Now, a lot of questions are raised about the internal logic of this premise. Many questions of a philosophical, theological and psychological nature are right there for the reader, but none of them is answered. And yet this novel is immensely satisfying. How is this achieved? Why is a scruffy narrator moving through humans like a walking omniscient narrator, hearing everyone’s stream of consciousness self-talk and being present with them at their death, so completely affecting? Everyone Travis meets or ‘visits’ is for him a composite of that person’s memories and experiences; that broken bone after falling from a tree as a child, a school disco, a first kiss, a broken heart, an epic-fail job interview, existential human fear alongside learning to ride a bike.
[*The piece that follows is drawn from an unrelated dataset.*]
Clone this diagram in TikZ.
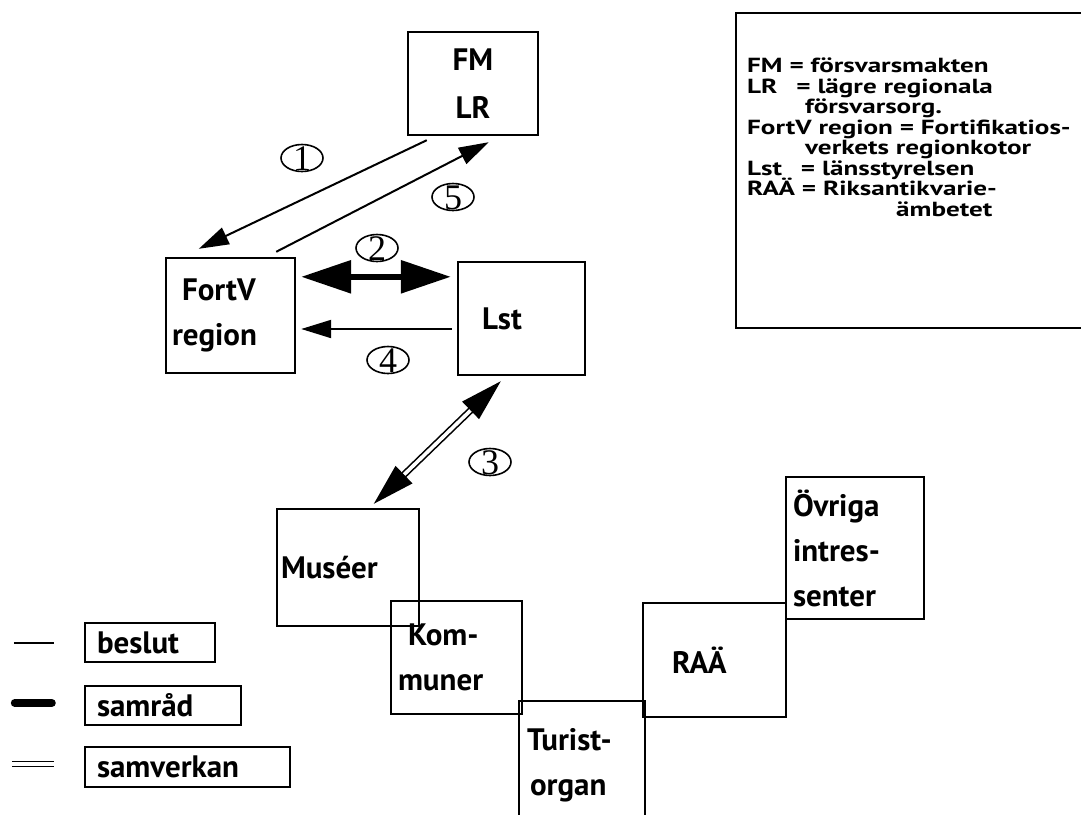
\documentclass[tikz,border=0pt]{standalone}
\usepackage{fontspec}
\setmainfont{PT Sans}
\newfontfamily\numfont{Liberation Serif}
\newfontfamily\keyfont{PT Sans}[FakeStretch=1.33]
\usetikzlibrary{arrows.meta,shapes.geometric,positioning}
\newcommand\circnr[1]{\smash{\raisebox{-.34em}{#1}}}
\setlength{\lineskiplimit}{-5pt}

\begin{document}
\begin{tikzpicture}[x=0.5pt,y=-0.5pt,line join=miter]
    \tikzstyle{org}=[draw,line width=1.2pt,align=left,inner ysep=0pt,
                     font=\bfseries\fontsize{15.5}{22.5}\selectfont]
    \tikzstyle{legbox}=[org,minimum height=19.5pt,inner xsep=6pt]
    \tikzstyle{num}=[draw,ellipse,line width=0.8pt,minimum width=21pt,
                     minimum height=13.5pt,inner sep=0pt,
                     font=\numfont\fontsize{18}{18}\selectfont]
    \tikzstyle{beslut}=[->,>={Triangle[length=15pt,width=9pt]},line width=1pt]
    \tikzstyle{samrad}=[<->,>={Triangle[length=25pt,width=16pt]},line width=3pt]
    \tikzstyle{samverkan}=[<->,>={Triangle[length=21pt,width=12pt]},
                           double,line width=0.8pt,double distance=1.8pt]

    \useasboundingbox (0,0) rectangle (1081,814);

    \node[org,minimum height=51.5pt,text width=65pt,inner xsep=0pt,align=center,
          font=\bfseries\fontsize{15.5}{24}\selectfont] (fm) at (473,83.5) {FM\\LR};
    \node[org,minimum height=57.5pt,text width=58.5pt,inner xsep=3pt]   (fortv)    at (230.5,315.5) {\hspace*{5pt}FortV\\region};
    \node[org,minimum height=56.5pt,text width=39.5pt,inner xsep=12pt]  (lst)      at (521.5,318.5) {Lst};
    \node[org,minimum height=58.5pt,text width=67pt,inner xsep=2pt]     (museer)   at (348,567.5)   {Muséer};
    \node[org,minimum height=56.5pt,text width=58.5pt,inner xsep=3.5pt] (kommuner) at (456.5,657.5) {\hspace*{5pt}Kom-\\muner};
    \node[org,minimum height=64.5pt,text width=55pt,inner xsep=4pt]     (turist)   at (582,765.5)   {Turist-\\\hspace*{1.5pt}organ};
    \node[org,minimum height=57pt,text width=42.5pt,inner xsep=14.5pt]  (raa)      at (714.5,660)   {RAÄ};
    \node[org,minimum height=71pt,text width=62pt,inner xsep=3.5pt]     (ovriga)   at (855,548)     {Övriga\\intres-\\senter};

    % key
    \node[draw,line width=1.2pt,minimum width=182pt,minimum height=157.5pt] (keybox) at (918,170.5) {};
    \node[below right=23pt and 6pt of keybox.north west,align=left,inner sep=0pt,
          font=\keyfont\bfseries\fontsize{10.2}{10.25}\selectfont] (keytext)
        {FM = försvarsmakten\\
         LR\hspace{6pt} = lägre regionala\\
         \hspace*{29pt}försvarsorg.\\
         FortV region = Fortifikatios-\\
         \hspace*{29pt}verkets regionkotor\\
         Lst\hspace{6pt} = länsstyrelsen\\
         RAÄ = Riksantikvarie-\\
         \hspace*{74.5pt}ämbetet};

    \node[num] (n1) at (302,158) {\circnr{1}};
    \node[num] (n5) at (453,197) {\circnr{5}};
    \node[num] (n2) at (377,248) {\circnr{2}};
    \node[num] (n4) at (388,360) {\circnr{4}};
    \node[num] (n3) at (490,462) {\circnr{3}};

    \path ([xshift=10pt,yshift=-2pt]fm.south west)      edge[beslut]    ([xshift=17pt,yshift=4pt]fortv.north west)
          ([xshift=-10pt,yshift=2.5pt]fortv.north east) edge[beslut]    ([xshift=41pt,yshift=-3pt]fm.south west)
          ([xshift=2.5pt,yshift=-10pt]fortv.north east) edge[samrad]    ([xshift=-3pt,yshift=-8pt]lst.north west)
          ([xshift=-2.5pt,yshift=-5.25pt]lst.west)      edge[beslut]    ([xshift=2.5pt,yshift=-6.75pt]fortv.east)
          ([xshift=22pt,yshift=-2.5pt]lst.south west)   edge[samverkan] ([xshift=49pt,yshift=2pt]museer.north west);

    % legend
    \node[legbox,text width=53pt]                       (legbeslut)    at (150,642.5) {beslut};
    \node[legbox,text width=66pt]                       (legsamrad)    at (163,705.5) {samråd};
    \node[legbox,text width=90.5pt,minimum height=20pt] (legsamverkan) at (187.5,767) {samverkan};
    \draw[line width=1pt] ([xshift=-35pt]legbeslut.west) -- ([xshift=-15pt]legbeslut.west);
    \draw[line width=4pt,line cap=round] ([xshift=-34.5pt,yshift=1.25pt]legsamrad.west) -- ([xshift=-16pt,yshift=1.25pt]legsamrad.west);
    \draw[double,line width=0.9pt,double distance=1.6pt] ([xshift=-36pt,yshift=1.5pt]legsamverkan.west) -- ([xshift=-15pt,yshift=1.5pt]legsamverkan.west);
\end{tikzpicture}
\end{document}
Sitting with an 89-year-old woman on her last day, Travis says: “For a moment I can see the smart young woman inside her, and the tomboyish girl before that.”
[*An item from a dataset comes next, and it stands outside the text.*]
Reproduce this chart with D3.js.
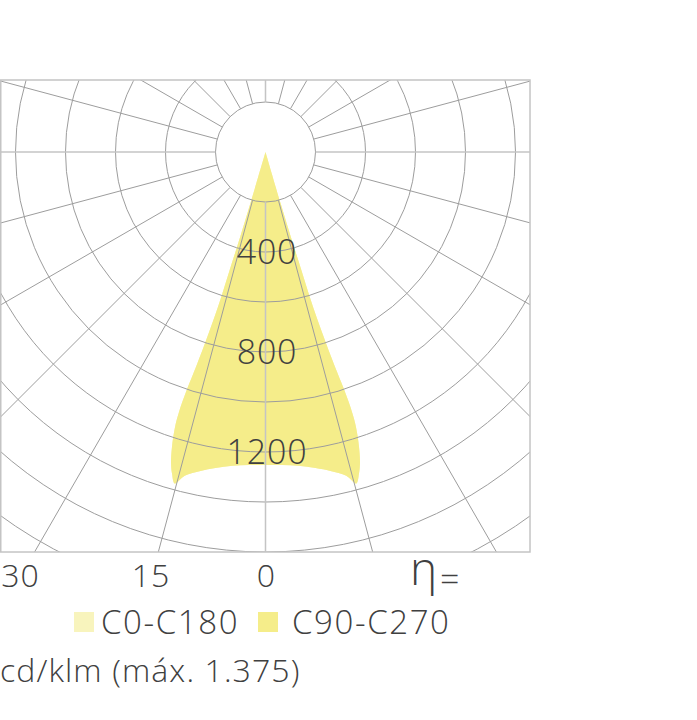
<!DOCTYPE html>
<html>
<head>
<meta charset="utf-8">
<script src="https://cdn.jsdelivr.net/npm/d3@7"></script>
<style>
  html, body { margin: 0; padding: 0; background: #fff; }
  svg { display: block; }
  text { font-family: "Open Sans", Roboto, "Liberation Sans", sans-serif; font-weight: 300; fill: #404040; }
</style>
</head>
<body>
<svg id="chart" width="697" height="720"></svg>
<script>
// ---- data ----
const seriesNames = ["C0-C180", "C90-C270"];
// half profile: gamma angle (deg, from nadir) and intensity (cd/klm), bottom centre -> apex
const gammaC0   = [0, 3, 6, 9, 11.5, 14, 15.3, 16.2, 16.9, 17.6, 18.2, 18.4, 18.3, 17.9, 17.4, 17.0, 16.9, 16.6, 16.4, 16.5];
const valuesC0  = [1252, 1254, 1262, 1280, 1302, 1335, 1375, 1340, 1300, 1237, 1160, 1100, 1000, 900, 757, 617, 493, 353, 214, 0];
const gammaC90  = [0, 3, 6, 9, 11.5, 14, 15.3, 16.2, 16.9, 17.6, 18.2, 18.4, 18.3, 17.9, 17.4, 17.0, 16.9, 16.6, 16.4, 16.5];
const valuesC90 = [1252, 1254, 1262, 1280, 1302, 1335, 1375, 1340, 1300, 1237, 1160, 1100, 1000, 900, 757, 617, 493, 353, 214, 0];
const ringValues = [400, 800, 1200];          // labelled rings
const gridStep = 200;                          // ring spacing (cd/klm)
const angleTicks = [0, 15, 30];               // bottom labels
const unitLabel = "cd/klm";
const etaLabel = "η";

// ---- layout ----
const W = 697, H = 720;
const frame = {x: 0, y: 80, w: 530, h: 472};
const cx = 265.5, cy = 152;
const colors = {"C0-C180": "#f8f4bd", "C90-C270": "#f5ed8a"};

const svg = d3.select("#chart");
const r = d3.scaleLinear().domain([0, 1600]).range([0, 400]);
const toRad = d => d * Math.PI / 180;

svg.append("defs").append("clipPath").attr("id", "frameClip")
  .append("rect").attr("x", frame.x).attr("y", frame.y).attr("width", frame.w).attr("height", frame.h);

const plot = svg.append("g").attr("clip-path", "url(#frameClip)");
const g = plot.append("g").attr("transform", `translate(${cx},${cy})`);

// ---- curves ----
function fullOutline(gammas, vals) {
  const pts = [];
  for (let i = gammas.length - 1; i >= 0; i--) pts.push([Math.PI + toRad(gammas[i]), vals[i]]);
  for (let i = 1; i < gammas.length; i++) pts.push([Math.PI - toRad(gammas[i]), vals[i]]);
  return pts;
}
const radial = d3.lineRadial()
  .angle(d => d[0]).radius(d => r(d[1]))
  .curve(d3.curveCatmullRom.alpha(0.5));

const series = [
  {name: "C0-C180", pts: fullOutline(gammaC0, valuesC0)},
  {name: "C90-C270", pts: fullOutline(gammaC90, valuesC90)}
];
g.selectAll("path.curve").data(series).join("path")
  .attr("class", "curve")
  .attr("d", d => radial(d.pts) + "Z")
  .attr("fill", d => colors[d.name])
  .attr("stroke", "none");

// ---- grid ----
const rings = d3.range(gridStep, 2400 + 1, gridStep);
g.selectAll("circle.ring").data(rings).join("circle")
  .attr("class", "ring")
  .attr("r", d => r(d))
  .attr("fill", "none")
  .attr("stroke", "#9d9d9d")
  .attr("stroke-width", 1);

const spokes = d3.range(0, 360, 15);
g.selectAll("line.spoke").data(spokes).join("line")
  .attr("class", "spoke")
  .attr("x1", d => r(gridStep) * Math.sin(toRad(d)))
  .attr("y1", d => -r(gridStep) * Math.cos(toRad(d)))
  .attr("x2", d => r(2400) * Math.sin(toRad(d)))
  .attr("y2", d => -r(2400) * Math.cos(toRad(d)))
  .attr("stroke", d => d % 90 === 0 ? "#c4c4c4" : "#9d9d9d")
  .attr("stroke-width", d => d % 90 === 0 ? 1.5 : 1);

svg.append("rect")
  .attr("x", frame.x + 0.75).attr("y", frame.y)
  .attr("width", frame.w - 0.75).attr("height", frame.h)
  .attr("fill", "none").attr("stroke", "#c4c4c4").attr("stroke-width", 1.5);

// ---- ring labels ----
g.selectAll("text.ringLabel").data(ringValues).join("text")
  .attr("class", "ringLabel")
  .attr("x", 1.5)
  .attr("y", d => r(d) + 12)
  .attr("text-anchor", "middle")
  .style("font-size", "34px")
  .style("letter-spacing", "0.8px")
  .text(d => d);

// ---- bottom angle labels ----
const xAng = d3.scaleLinear().domain([0, 15, 30]).range([266.5, 151, 20.5]);
svg.selectAll("text.angLabel").data(angleTicks).join("text")
  .attr("class", "angLabel")
  .attr("x", d => xAng(d))
  .attr("y", 587)
  .attr("text-anchor", "middle")
  .style("font-size", "32px")
  .style("letter-spacing", "1px")
  .text(d => d);

svg.append("text").attr("x", 410).attr("y", 585).style("font-size", "46px").text(etaLabel);
svg.append("text").attr("x", 440).attr("y", 591).style("font-size", "34px").text("=");

// ---- legend ----
const legendPos = [{sx: 74, tx: 101}, {sx: 258, tx: 292}];
const leg = svg.selectAll("g.leg").data(seriesNames).join("g").attr("class", "leg");
leg.append("rect")
  .attr("x", (d, i) => legendPos[i].sx).attr("y", 612)
  .attr("width", 20).attr("height", 20)
  .attr("fill", d => colors[d]);
leg.append("text")
  .attr("x", (d, i) => legendPos[i].tx).attr("y", 634)
  .style("font-size", "33px")
  .style("letter-spacing", "1.6px")
  .text(d => d);

// ---- unit / max ----
const es = d3.formatLocale({decimal: ",", thousands: ".", grouping: [3], currency: ["", "€"]});
const maxVal = d3.max(valuesC0.concat(valuesC90));
svg.append("text").attr("x", 0).attr("y", 682)
  .style("font-size", "32px")
  .style("letter-spacing", "1.1px")
  .text(`${unitLabel} (máx. ${es.format(",")(maxVal)})`);
</script>
</body>
</html>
It’s clear that Travis himself does not decide when it is a person’s time to die, nor can he change this. He simply cares deeply and is present with them as they face it. They ask him questions. He answers the best he can, and he tells us that children ask the hardest questions. We, the reader, have questions about fatalism, determinism and what happens after death, but none of this really matters in the world of this book. The structure of the book is comprised of short, concise episodes that end with a person’s name, age and time of death. They are very old people, children, bad people, innocent people, sick people and those who don’t deserve to suffer. These episodes are moving and thought-provoking, as we suspend our disbelief and surrender to this almost magic realist premise. It feels fresh and honest to read, deeply human and real. 
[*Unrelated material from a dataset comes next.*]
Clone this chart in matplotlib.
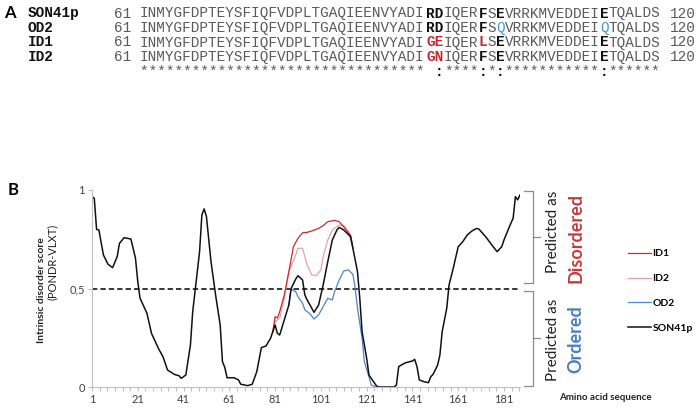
import matplotlib
matplotlib.use('Agg')
import matplotlib.pyplot as plt
from matplotlib.transforms import blended_transform_factory
from matplotlib.ticker import FixedLocator

# ---- panel A : alignment ----
seq_names = ['SON41p', 'OD2', 'ID1', 'ID2']
seqs = ['INMYGFDPTEYSFIQFVDPLTGAQIEENVYADIRDIQERFSEVRRKMVEDDEIETQALDS',
        'INMYGFDPTEYSFIQFVDPLTGAQIEENVYADIRDIQERFSQVRRKMVEDDEIQTQALDS',
        'INMYGFDPTEYSFIQFVDPLTGAQIEENVYADIGEIQERLSEVRRKMVEDDEIETQALDS',
        'INMYGFDPTEYSFIQFVDPLTGAQIEENVYADIGNIQERFSEVRRKMVEDDEIETQALDS']
# index in sequence -> highlight kind
marks = [{33: 'b', 34: 'b', 39: 'b', 41: 'b', 53: 'b'},
         {33: 'b', 34: 'b', 39: 'b', 41: 'q', 53: 'q'},
         {33: 'r', 34: 'r', 39: 'r', 41: 'b', 53: 'b'},
         {33: 'r', 34: 'r', 39: 'b', 41: 'b', 53: 'b'}]
consensus = '*' * 33 + ' :' + '****' + ':*:' + '*' * 11 + ':' + '*' * 6
seq_start, seq_end = '61', '120'

# ---- panel B : disorder scores ----
son_pos = [1, 2, 3, 4, 6, 8, 10, 12, 13, 15, 18, 20, 21, 22, 24, 25, 27, 28, 30, 32,
           34, 37, 39, 40, 42, 44, 45, 48, 49, 50, 51, 53, 55, 57, 58, 59, 60, 63, 65, 66,
           69, 71, 73, 75, 77, 79, 80, 81, 82, 83, 85, 87, 88, 90, 91, 93, 94, 95, 97, 98,
           100, 102, 104, 106, 108, 109, 111, 114, 115, 117, 118, 119, 121, 122, 125, 126,
           133, 134, 135, 136, 138, 141, 142, 143, 144, 146, 148, 149, 150, 152, 153, 154,
           156, 157, 159, 161, 163, 165, 167, 169, 170, 173, 176, 178, 180, 181, 182, 184,
           185, 186, 187, 188]
son_val = [0.966, 0.958, 0.80, 0.797, 0.67, 0.623, 0.606, 0.662, 0.729, 0.758, 0.751, 0.653,
           0.535, 0.45, 0.40, 0.374, 0.272, 0.247, 0.196, 0.154, 0.086, 0.064, 0.057, 0.044,
           0.061, 0.213, 0.382, 0.687, 0.873, 0.904, 0.865, 0.636, 0.467, 0.315, 0.128, 0.10,
           0.047, 0.047, 0.036, 0.014, 0.007, 0.014, 0.078, 0.20, 0.208, 0.247, 0.281, 0.315,
           0.272, 0.264, 0.34, 0.416, 0.50, 0.548, 0.565, 0.543, 0.467, 0.442, 0.40, 0.379,
           0.416, 0.518, 0.636, 0.746, 0.797, 0.81, 0.797, 0.763, 0.704, 0.585, 0.45, 0.281,
           0.146, 0.061, 0.01, 0.0, 0.0, 0.01, 0.103, 0.111, 0.123, 0.132, 0.14, 0.103, 0.036,
           0.027, 0.022, 0.052, 0.064, 0.111, 0.162, 0.281, 0.40, 0.518, 0.611, 0.712, 0.738,
           0.772, 0.792, 0.805, 0.802, 0.763, 0.716, 0.687, 0.712, 0.746, 0.775, 0.831, 0.856,
           0.966, 0.95, 0.975]

id1_pos = [80, 81, 82, 83, 85, 87, 89, 91, 93, 95, 97, 100, 102, 104, 107, 109, 111, 114, 115]
id1_val = [0.281, 0.357, 0.35, 0.382, 0.467, 0.585, 0.712, 0.755, 0.783, 0.785, 0.792, 0.805,
           0.819, 0.839, 0.846, 0.839, 0.813, 0.77, 0.704]

id2_pos = [80, 81, 83, 85, 87, 90, 91, 93, 94, 95, 97, 99, 101, 102, 104, 106, 109, 111, 113, 115]
id2_val = [0.281, 0.332, 0.349, 0.45, 0.585, 0.67, 0.704, 0.704, 0.662, 0.619, 0.569, 0.565,
           0.594, 0.662, 0.746, 0.797, 0.822, 0.819, 0.788, 0.704]

od2_pos = [87, 88, 89, 90, 91, 93, 94, 96, 98, 100, 102, 104, 106, 107, 109, 111, 113, 115,
           116, 117, 119, 120, 122, 123, 125, 126]
od2_val = [0.416, 0.50, 0.49, 0.484, 0.458, 0.425, 0.391, 0.374, 0.345, 0.366, 0.408, 0.45,
           0.442, 0.484, 0.543, 0.589, 0.594, 0.572, 0.50, 0.40, 0.247, 0.128, 0.052, 0.01,
           0.0, 0.0]

xtick_pos = [1, 21, 41, 61, 81, 101, 121, 141, 161, 181]
ytick_pos = [0, 0.5, 1]
ytick_lab = ['0', '0,5', '1']

W, H = 700, 408
fig = plt.figure(figsize=(7, 4.08), dpi=100)


def fx(x):
    return x / W


def fy(y):
    return 1 - y / H


sans = ['Lato', 'DejaVu Sans']
mono = ['Liberation Mono', 'DejaVu Sans Mono']
gray_txt = '#5a5a5a'
hl_col = {'b': ('#111111', 'bold'), 'r': ('#c8282d', 'bold'), 'q': ('#3a9ad9', 'normal'),
          'c': ('#111111', 'bold'), 'n': (gray_txt, 'normal')}


def draw_runs(s, kinds, x_start, base, fs):
    # group characters into runs of the same style, skip blanks
    i = 0
    while i < len(s):
        kind = kinds(i)
        j = i
        while j < len(s) and kinds(j) == kind:
            j += 1
        chunk = s[i:j]
        if chunk.strip():
            col, wt = hl_col[kind]
            fig.text(fx(x_start + i * cw), fy(base), chunk, family=mono, fontsize=fs,
                     color=col, fontweight=wt)
        i = j


# panel A
fig.text(fx(4), fy(13), 'A', fontsize=12, fontweight='bold', family=sans, va='center')
cw = 8.68
x0 = 140
fs = 10.4
bases = [17.5, 32, 46.5, 61]
for name, s, mk, b in zip(seq_names, seqs, marks, bases):
    fig.text(fx(28), fy(b), name, family=mono, fontweight='bold', fontsize=fs, color='#111111')
    fig.text(fx(x0 - 3 * cw), fy(b), seq_start, family=mono, fontsize=fs, color=gray_txt)
    draw_runs(s, lambda k, mk=mk: mk.get(k, 'n'), x0, b, fs)
    fig.text(fx(x0 + 61 * cw), fy(b), seq_end, family=mono, fontsize=fs, color=gray_txt)

draw_runs(consensus, lambda k: 'c' if consensus[k] == ':' else 'n', x0, 75.5, fs)

# panel B
fig.text(fx(8), fy(190), 'B', fontsize=12, fontweight='bold', family=sans, va='center')

ax = fig.add_axes([fx(92), 21 / H, 428 / W, 197 / H])
ax.set_xlim(1, 188)
ax.set_ylim(0, 1)
for sp in ['top', 'right']:
    ax.spines[sp].set_visible(False)
for sp in ['left', 'bottom']:
    ax.spines[sp].set_color('#bfbfbf')
    ax.spines[sp].set_linewidth(0.8)

ax.axhline(0.5, color='k', ls=(0, (3.5, 2)), lw=1.1)
l_od2, = ax.plot(od2_pos, od2_val, color='#4a86c8', lw=0.9)
l_id2, = ax.plot(id2_pos, id2_val, color='#eaa1a1', lw=0.9)
l_id1, = ax.plot(id1_pos, id1_val, color='#cc2a2a', lw=0.9)
l_son, = ax.plot(son_pos, son_val, color='#111111', lw=1.1)

ax.set_xticks(xtick_pos)
ax.xaxis.set_minor_locator(FixedLocator([1 + k * 10 / 3 for k in range(57)]))
ax.set_yticks(ytick_pos)
ax.set_yticklabels(ytick_lab)
ax.tick_params(which='both', length=3, color='#bfbfbf', width=0.8, labelsize=8,
               labelcolor='#404040', pad=2)
for lab in ax.get_xticklabels() + ax.get_yticklabels():
    lab.set_family(sans)

fig.text(fx(42), fy(290), 'Intrinsic disorder score', rotation=90, fontsize=7.5,
         fontweight='bold', family=sans, ha='center', va='center', color='#222222')
fig.text(fx(52), fy(262), '(PONDR-VLXT)', rotation=90, fontsize=8,
         family=sans, ha='center', va='center', color='#222222')

# brackets and side labels
tr = blended_transform_factory(fig.transFigure, ax.transData)
for top, mid, bot in [(0.996, 0.763, 0.528), (0.489, 0.249, 0.005)]:
    ax.plot([fx(524), fx(533), fx(533), fx(524)], [top, top, bot, bot], color='#8c8c8c',
            lw=0.9, transform=tr, clip_on=False)
    ax.plot([fx(533), fx(540)], [mid, mid], color='#8c8c8c', lw=0.9, transform=tr,
            clip_on=False)

ax.text(fx(553), 0.787, 'Predicted as', rotation=90, fontsize=11, family=sans,
        ha='center', va='center', transform=tr, color='#222222')
ax.text(fx(576), 0.756, 'Disordered', rotation=90, fontsize=13, family=sans,
        fontweight='bold', ha='center', va='center', transform=tr, color='#c43c3c')
ax.text(fx(553), 0.239, 'Predicted as', rotation=90, fontsize=11, family=sans,
        ha='center', va='center', transform=tr, color='#222222')
ax.text(fx(576), 0.244, 'Ordered', rotation=90, fontsize=13, family=sans,
        fontweight='bold', ha='center', va='center', transform=tr, color='#4a7ec0')

fig.legend([l_id1, l_id2, l_od2, l_son], ['ID1', 'ID2', 'OD2', 'SON41p'],
           loc='upper left', bbox_to_anchor=(fx(628), fy(249)), frameon=False,
           prop={'family': sans, 'weight': 'bold', 'size': 7.5},
           handlelength=2.2, handletextpad=0.15, labelspacing=1.5,
           borderpad=0, borderaxespad=0)

fig.text(fx(605), fy(398), 'Amino acid sequence', fontsize=7, fontweight='bold',
         family=sans, ha='center', va='center', color='#222222')

fig.savefig('out.png', dpi=100)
The narrative’s red thread is a relationship that breaks Travis’s rules, “the rules of the game.” While Travis always feels love for a person meeting their death, the only time he wants to stop death from happening is with a young midwife who lives across the hall. Therein lies the conflict of this story; of the plot I shall reveal no more.  If you like a novel that makes you think and feel about what it is to be human, about what matters about our lives, why we are here and what to do with our time, I urge you to read Everything was Beautiful and Nothing Hurt.
Anya

Publisher Blurb

An astonishing and deeply moving novel about finding beauty in the brevity of life, as narrated by the one who knows it best: Death.

Travis lives an unassuming life with his cat in a small English town. Travis also happens to be the cosmic force of Death, visiting people in their final days and hours of life, before shepherding them into whatever happens next. He doesn't judge them, doesn't feel emotion at their passing, and never tries to change anyone's fate... until he meets a young, single midwife called Dalia and her boisterous eight-year-old daughter, Layla. As he gets closer to this small, seemingly unremarkable family, Travis begins to learn what it is that makes life so worth living, and so what it is that is irrevocably lost in death.

Full of compassion and deep magic, Everything was Beautiful and Nothing Hurt might be a novel about Death, but it's also about the joy of being alive - because only through knowing that all things must end can we truly appreciate all the things that we already have, from the people around us to the strange wonder of our spinning world.